▶ _AIM OF THE EXERCISE_
Write out the listing beneath this instruction in its entirety, exactly as it reads.

▶ _PROVIDED MATERIAL_

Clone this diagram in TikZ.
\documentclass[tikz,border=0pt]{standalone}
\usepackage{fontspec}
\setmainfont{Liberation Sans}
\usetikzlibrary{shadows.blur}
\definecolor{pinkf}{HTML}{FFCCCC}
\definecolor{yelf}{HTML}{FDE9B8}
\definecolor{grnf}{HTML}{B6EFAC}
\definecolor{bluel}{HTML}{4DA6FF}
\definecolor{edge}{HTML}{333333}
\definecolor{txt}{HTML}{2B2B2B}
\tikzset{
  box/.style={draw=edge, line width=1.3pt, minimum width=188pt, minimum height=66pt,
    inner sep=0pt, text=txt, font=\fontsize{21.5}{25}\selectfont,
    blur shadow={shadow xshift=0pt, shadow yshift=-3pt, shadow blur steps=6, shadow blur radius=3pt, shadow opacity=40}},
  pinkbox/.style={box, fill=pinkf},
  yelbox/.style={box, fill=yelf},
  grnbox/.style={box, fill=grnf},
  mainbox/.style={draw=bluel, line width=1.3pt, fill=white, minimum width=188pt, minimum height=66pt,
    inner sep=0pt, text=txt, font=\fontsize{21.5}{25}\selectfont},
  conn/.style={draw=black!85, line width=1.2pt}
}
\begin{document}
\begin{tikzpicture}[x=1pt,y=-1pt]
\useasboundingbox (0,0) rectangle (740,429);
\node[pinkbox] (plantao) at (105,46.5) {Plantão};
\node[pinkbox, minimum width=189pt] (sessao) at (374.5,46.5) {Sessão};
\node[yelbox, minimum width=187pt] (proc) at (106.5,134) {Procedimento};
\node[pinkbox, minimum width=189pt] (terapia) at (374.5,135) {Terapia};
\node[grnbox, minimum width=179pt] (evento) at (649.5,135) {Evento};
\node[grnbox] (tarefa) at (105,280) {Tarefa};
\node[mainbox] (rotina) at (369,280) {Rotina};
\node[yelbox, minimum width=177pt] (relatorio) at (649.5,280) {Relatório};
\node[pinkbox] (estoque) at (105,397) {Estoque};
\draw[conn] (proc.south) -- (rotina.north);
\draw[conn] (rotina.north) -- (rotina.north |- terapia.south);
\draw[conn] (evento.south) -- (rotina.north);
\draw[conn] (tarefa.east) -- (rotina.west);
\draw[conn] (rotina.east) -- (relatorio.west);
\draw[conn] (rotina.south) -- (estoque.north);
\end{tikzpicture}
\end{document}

▶ _THE RESULT_
Clone this diagram in TikZ.
\documentclass[tikz,border=0pt]{standalone}
\usepackage{fontspec}
\setmainfont{Liberation Sans}
\usetikzlibrary{shadows.blur}
\definecolor{pinkf}{HTML}{FFCCCC}
\definecolor{yelf}{HTML}{FDE9B8}
\definecolor{grnf}{HTML}{B6EFAC}
\definecolor{bluel}{HTML}{4DA6FF}
\definecolor{edge}{HTML}{333333}
\definecolor{txt}{HTML}{2B2B2B}
\tikzset{
  box/.style={draw=edge, line width=1.3pt, minimum width=188pt, minimum height=66pt,
    inner sep=0pt, text=txt, font=\fontsize{21.5}{25}\selectfont,
    blur shadow={shadow xshift=0pt, shadow yshift=-3pt, shadow blur steps=6, shadow blur radius=3pt, shadow opacity=40}},
  pinkbox/.style={box, fill=pinkf},
  yelbox/.style={box, fill=yelf},
  grnbox/.style={box, fill=grnf},
  mainbox/.style={draw=bluel, line width=1.3pt, fill=white, minimum width=188pt, minimum height=66pt,
    inner sep=0pt, text=txt, font=\fontsize{21.5}{25}\selectfont},
  conn/.style={draw=black!85, line width=1.2pt}
}
\begin{document}
\begin{tikzpicture}[x=1pt,y=-1pt]
\useasboundingbox (0,0) rectangle (740,429);
\node[pinkbox] (plantao) at (105,46.5) {Plantão};
\node[pinkbox, minimum width=189pt] (sessao) at (374.5,46.5) {Sessão};
\node[yelbox, minimum width=187pt] (proc) at (106.5,134) {Procedimento};
\node[pinkbox, minimum width=189pt] (terapia) at (374.5,135) {Terapia};
\node[grnbox, minimum width=179pt] (evento) at (649.5,135) {Evento};
\node[grnbox] (tarefa) at (105,280) {Tarefa};
\node[mainbox] (rotina) at (369,280) {Rotina};
\node[yelbox, minimum width=177pt] (relatorio) at (649.5,280) {Relatório};
\node[pinkbox] (estoque) at (105,397) {Estoque};
\draw[conn] (proc.south) -- (rotina.north);
\draw[conn] (rotina.north) -- (rotina.north |- terapia.south);
\draw[conn] (evento.south) -- (rotina.north);
\draw[conn] (tarefa.east) -- (rotina.west);
\draw[conn] (rotina.east) -- (relatorio.west);
\draw[conn] (rotina.south) -- (estoque.north);
\end{tikzpicture}
\end{document}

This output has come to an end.